begin GIVEN DATA
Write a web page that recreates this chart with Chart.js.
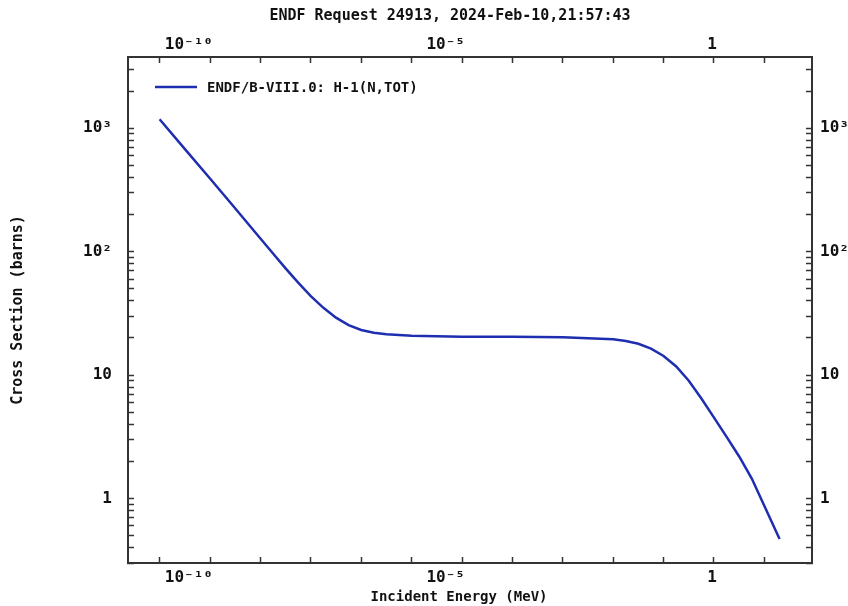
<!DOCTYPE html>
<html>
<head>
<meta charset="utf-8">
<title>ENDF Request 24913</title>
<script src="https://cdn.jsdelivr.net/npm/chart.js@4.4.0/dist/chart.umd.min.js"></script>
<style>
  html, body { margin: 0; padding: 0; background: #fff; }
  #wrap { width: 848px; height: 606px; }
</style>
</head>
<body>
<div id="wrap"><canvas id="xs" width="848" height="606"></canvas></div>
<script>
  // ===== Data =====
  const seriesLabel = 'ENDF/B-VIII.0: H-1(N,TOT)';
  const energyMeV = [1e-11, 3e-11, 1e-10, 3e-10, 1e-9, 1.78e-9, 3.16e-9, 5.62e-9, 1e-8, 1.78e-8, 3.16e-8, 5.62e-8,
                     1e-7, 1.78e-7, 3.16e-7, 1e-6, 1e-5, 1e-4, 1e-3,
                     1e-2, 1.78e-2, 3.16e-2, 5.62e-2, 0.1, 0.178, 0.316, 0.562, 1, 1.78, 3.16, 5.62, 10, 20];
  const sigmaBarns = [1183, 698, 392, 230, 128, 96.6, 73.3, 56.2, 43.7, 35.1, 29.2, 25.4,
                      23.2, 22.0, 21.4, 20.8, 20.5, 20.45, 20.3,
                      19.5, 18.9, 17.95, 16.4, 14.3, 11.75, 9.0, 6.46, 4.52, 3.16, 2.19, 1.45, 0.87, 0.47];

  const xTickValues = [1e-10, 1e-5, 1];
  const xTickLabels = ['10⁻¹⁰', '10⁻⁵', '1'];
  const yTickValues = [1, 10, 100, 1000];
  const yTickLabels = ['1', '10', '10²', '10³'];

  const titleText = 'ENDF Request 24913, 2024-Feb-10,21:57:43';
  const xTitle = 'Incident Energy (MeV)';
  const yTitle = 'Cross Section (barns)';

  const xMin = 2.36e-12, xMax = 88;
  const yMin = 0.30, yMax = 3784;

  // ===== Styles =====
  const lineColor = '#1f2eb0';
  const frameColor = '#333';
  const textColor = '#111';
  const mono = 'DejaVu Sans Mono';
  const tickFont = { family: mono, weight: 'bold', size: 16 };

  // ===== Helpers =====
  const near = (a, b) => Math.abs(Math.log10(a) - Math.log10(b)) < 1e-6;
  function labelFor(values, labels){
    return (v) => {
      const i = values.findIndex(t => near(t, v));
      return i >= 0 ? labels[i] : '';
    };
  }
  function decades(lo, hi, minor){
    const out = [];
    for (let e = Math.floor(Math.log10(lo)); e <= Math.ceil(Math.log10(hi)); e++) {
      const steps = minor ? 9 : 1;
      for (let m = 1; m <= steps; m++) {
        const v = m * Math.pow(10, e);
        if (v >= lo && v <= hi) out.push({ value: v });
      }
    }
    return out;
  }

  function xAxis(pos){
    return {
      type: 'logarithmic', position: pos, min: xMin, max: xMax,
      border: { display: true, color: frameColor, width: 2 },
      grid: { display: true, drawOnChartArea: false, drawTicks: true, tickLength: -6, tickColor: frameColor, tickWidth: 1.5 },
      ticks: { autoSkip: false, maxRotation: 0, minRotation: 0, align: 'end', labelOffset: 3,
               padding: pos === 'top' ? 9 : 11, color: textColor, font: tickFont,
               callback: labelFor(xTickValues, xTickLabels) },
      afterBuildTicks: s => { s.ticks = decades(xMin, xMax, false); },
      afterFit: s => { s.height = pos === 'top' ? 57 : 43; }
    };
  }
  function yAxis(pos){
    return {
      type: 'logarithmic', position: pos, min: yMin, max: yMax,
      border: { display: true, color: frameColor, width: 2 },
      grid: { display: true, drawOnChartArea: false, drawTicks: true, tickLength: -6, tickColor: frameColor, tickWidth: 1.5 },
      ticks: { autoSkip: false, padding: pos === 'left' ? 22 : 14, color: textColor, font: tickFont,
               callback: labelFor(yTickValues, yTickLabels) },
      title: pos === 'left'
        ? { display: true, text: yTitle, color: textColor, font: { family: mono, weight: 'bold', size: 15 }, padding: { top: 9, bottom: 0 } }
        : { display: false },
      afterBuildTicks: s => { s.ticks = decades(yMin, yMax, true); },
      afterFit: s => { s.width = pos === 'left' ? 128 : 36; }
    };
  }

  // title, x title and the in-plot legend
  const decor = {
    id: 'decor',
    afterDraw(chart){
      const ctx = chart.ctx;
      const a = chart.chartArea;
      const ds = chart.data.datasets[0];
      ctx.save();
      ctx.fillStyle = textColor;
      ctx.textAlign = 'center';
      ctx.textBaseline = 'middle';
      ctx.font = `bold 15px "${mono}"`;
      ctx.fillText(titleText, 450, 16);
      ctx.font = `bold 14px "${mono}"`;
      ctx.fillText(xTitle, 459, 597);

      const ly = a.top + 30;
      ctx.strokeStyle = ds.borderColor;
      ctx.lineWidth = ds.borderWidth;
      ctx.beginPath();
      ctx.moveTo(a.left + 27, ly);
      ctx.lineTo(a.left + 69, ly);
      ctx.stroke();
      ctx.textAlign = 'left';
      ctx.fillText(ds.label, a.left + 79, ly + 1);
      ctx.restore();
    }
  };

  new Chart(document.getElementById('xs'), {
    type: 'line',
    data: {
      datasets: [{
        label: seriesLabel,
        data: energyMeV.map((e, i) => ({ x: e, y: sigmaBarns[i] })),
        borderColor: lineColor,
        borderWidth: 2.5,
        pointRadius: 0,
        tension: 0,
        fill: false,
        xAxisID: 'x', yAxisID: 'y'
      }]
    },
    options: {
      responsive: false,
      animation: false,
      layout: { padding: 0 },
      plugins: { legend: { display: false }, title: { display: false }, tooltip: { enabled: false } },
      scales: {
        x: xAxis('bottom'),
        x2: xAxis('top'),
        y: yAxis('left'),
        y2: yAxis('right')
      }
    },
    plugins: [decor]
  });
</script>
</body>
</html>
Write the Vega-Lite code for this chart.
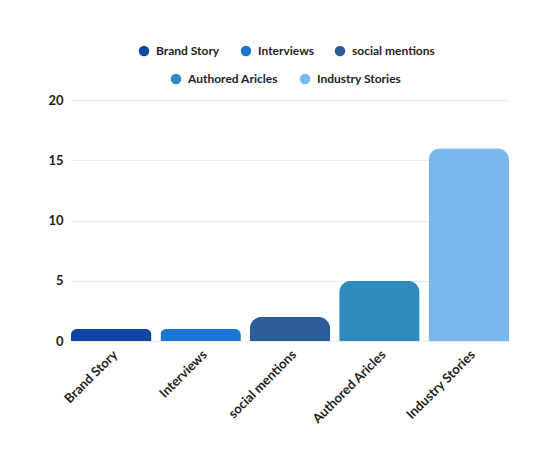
end GIVEN DATA
▸ **YOUR TASK**
Return each line from the material above exactly, but not the pictures.

▸ **THE REPLY**
Write a web page that recreates this chart with Chart.js.
<!DOCTYPE html>
<html>
<head>
<meta charset="utf-8">
<title>ENDF Request 24913</title>
<script src="https://cdn.jsdelivr.net/npm/chart.js@4.4.0/dist/chart.umd.min.js"></script>
<style>
  html, body { margin: 0; padding: 0; background: #fff; }
  #wrap { width: 848px; height: 606px; }
</style>
</head>
<body>
<div id="wrap"><canvas id="xs" width="848" height="606"></canvas></div>
<script>
  // ===== Data =====
  const seriesLabel = 'ENDF/B-VIII.0: H-1(N,TOT)';
  const energyMeV = [1e-11, 3e-11, 1e-10, 3e-10, 1e-9, 1.78e-9, 3.16e-9, 5.62e-9, 1e-8, 1.78e-8, 3.16e-8, 5.62e-8,
                     1e-7, 1.78e-7, 3.16e-7, 1e-6, 1e-5, 1e-4, 1e-3,
                     1e-2, 1.78e-2, 3.16e-2, 5.62e-2, 0.1, 0.178, 0.316, 0.562, 1, 1.78, 3.16, 5.62, 10, 20];
  const sigmaBarns = [1183, 698, 392, 230, 128, 96.6, 73.3, 56.2, 43.7, 35.1, 29.2, 25.4,
                      23.2, 22.0, 21.4, 20.8, 20.5, 20.45, 20.3,
                      19.5, 18.9, 17.95, 16.4, 14.3, 11.75, 9.0, 6.46, 4.52, 3.16, 2.19, 1.45, 0.87, 0.47];

  const xTickValues = [1e-10, 1e-5, 1];
  const xTickLabels = ['10⁻¹⁰', '10⁻⁵', '1'];
  const yTickValues = [1, 10, 100, 1000];
  const yTickLabels = ['1', '10', '10²', '10³'];

  const titleText = 'ENDF Request 24913, 2024-Feb-10,21:57:43';
  const xTitle = 'Incident Energy (MeV)';
  const yTitle = 'Cross Section (barns)';

  const xMin = 2.36e-12, xMax = 88;
  const yMin = 0.30, yMax = 3784;

  // ===== Styles =====
  const lineColor = '#1f2eb0';
  const frameColor = '#333';
  const textColor = '#111';
  const mono = 'DejaVu Sans Mono';
  const tickFont = { family: mono, weight: 'bold', size: 16 };

  // ===== Helpers =====
  const near = (a, b) => Math.abs(Math.log10(a) - Math.log10(b)) < 1e-6;
  function labelFor(values, labels){
    return (v) => {
      const i = values.findIndex(t => near(t, v));
      return i >= 0 ? labels[i] : '';
    };
  }
  function decades(lo, hi, minor){
    const out = [];
    for (let e = Math.floor(Math.log10(lo)); e <= Math.ceil(Math.log10(hi)); e++) {
      const steps = minor ? 9 : 1;
      for (let m = 1; m <= steps; m++) {
        const v = m * Math.pow(10, e);
        if (v >= lo && v <= hi) out.push({ value: v });
      }
    }
    return out;
  }

  function xAxis(pos){
    return {
      type: 'logarithmic', position: pos, min: xMin, max: xMax,
      border: { display: true, color: frameColor, width: 2 },
      grid: { display: true, drawOnChartArea: false, drawTicks: true, tickLength: -6, tickColor: frameColor, tickWidth: 1.5 },
      ticks: { autoSkip: false, maxRotation: 0, minRotation: 0, align: 'end', labelOffset: 3,
               padding: pos === 'top' ? 9 : 11, color: textColor, font: tickFont,
               callback: labelFor(xTickValues, xTickLabels) },
      afterBuildTicks: s => { s.ticks = decades(xMin, xMax, false); },
      afterFit: s => { s.height = pos === 'top' ? 57 : 43; }
    };
  }
  function yAxis(pos){
    return {
      type: 'logarithmic', position: pos, min: yMin, max: yMax,
      border: { display: true, color: frameColor, width: 2 },
      grid: { display: true, drawOnChartArea: false, drawTicks: true, tickLength: -6, tickColor: frameColor, tickWidth: 1.5 },
      ticks: { autoSkip: false, padding: pos === 'left' ? 22 : 14, color: textColor, font: tickFont,
               callback: labelFor(yTickValues, yTickLabels) },
      title: pos === 'left'
        ? { display: true, text: yTitle, color: textColor, font: { family: mono, weight: 'bold', size: 15 }, padding: { top: 9, bottom: 0 } }
        : { display: false },
      afterBuildTicks: s => { s.ticks = decades(yMin, yMax, true); },
      afterFit: s => { s.width = pos === 'left' ? 128 : 36; }
    };
  }

  // title, x title and the in-plot legend
  const decor = {
    id: 'decor',
    afterDraw(chart){
      const ctx = chart.ctx;
      const a = chart.chartArea;
      const ds = chart.data.datasets[0];
      ctx.save();
      ctx.fillStyle = textColor;
      ctx.textAlign = 'center';
      ctx.textBaseline = 'middle';
      ctx.font = `bold 15px "${mono}"`;
      ctx.fillText(titleText, 450, 16);
      ctx.font = `bold 14px "${mono}"`;
      ctx.fillText(xTitle, 459, 597);

      const ly = a.top + 30;
      ctx.strokeStyle = ds.borderColor;
      ctx.lineWidth = ds.borderWidth;
      ctx.beginPath();
      ctx.moveTo(a.left + 27, ly);
      ctx.lineTo(a.left + 69, ly);
      ctx.stroke();
      ctx.textAlign = 'left';
      ctx.fillText(ds.label, a.left + 79, ly + 1);
      ctx.restore();
    }
  };

  new Chart(document.getElementById('xs'), {
    type: 'line',
    data: {
      datasets: [{
        label: seriesLabel,
        data: energyMeV.map((e, i) => ({ x: e, y: sigmaBarns[i] })),
        borderColor: lineColor,
        borderWidth: 2.5,
        pointRadius: 0,
        tension: 0,
        fill: false,
        xAxisID: 'x', yAxisID: 'y'
      }]
    },
    options: {
      responsive: false,
      animation: false,
      layout: { padding: 0 },
      plugins: { legend: { display: false }, title: { display: false }, tooltip: { enabled: false } },
      scales: {
        x: xAxis('bottom'),
        x2: xAxis('top'),
        y: yAxis('left'),
        y2: yAxis('right')
      }
    },
    plugins: [decor]
  });
</script>
</body>
</html>
Write the Vega-Lite code for this chart.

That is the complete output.